ARTEMANDOLINE | CRÍTICA

De las calles a los palacios

Artemandoline ante el soberbio retablo de Santa Clara.

Artemandoline ante el soberbio retablo de Santa Clara. / Luis Ollero

Como la española bandurria, la mandolina italiana hunde sus raíces en la música popular y tradicional desde la Edad Media y acabará por ser adoptada por la música culta en el siglo XVIII, sobre todo a manos de compositores de la región de Nápoles. Con sus cuatro cuerdas dobles y su pequeño cuerpo abombado, como de media almendra, la mandolina posee un timbre muy característico que pide una gran concentración técnica para hacerle cantar y desplegar líneas melódicas fluidas.

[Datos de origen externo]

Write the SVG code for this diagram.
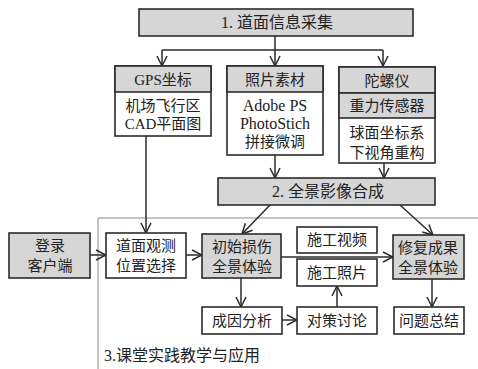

Y así fue, de la mano de este extraordinario grupo de cuyo corazón forman parte Mari Fe Pavón y Juan Carlos Muñoz, dos soberbios virtuosos que sorprendieron por la exactitud y precisión en el uso de la péñola de pavo real y en la complicada digitación de la mano izquierda. Conjunción extrema entre ambos que les hacía pasarse las melodías de uno a otro, intercambiar las partes y desplegar todo un chisporroteo ornamental medido al milímetro. Y consiguieron que en el aire de siciliana del Adagio de la sonata de Brescianello o en el Grave de la de Scarlatti sus instrumentos cantasen con delicadeza e intimidad.Sus arreglos de las diversas piezas basadas en bassi ostinati fueron brillantes, regulando las texturas y las intensidades, con riqueza acentual y fantasía en las combinaciones instrumentales. Especialmente logradas fueron sus versiones de las Marionas de Santiago de Murzia, de la Ciacona de Andrea Falconiero y de las anónimas Folías de España. Contaron para ello con un continuo de lujo en el que sobresalieron el violonchelo fogoso y brillante de Mercedes Ruiz y la guitarra de Manuel Muñoz.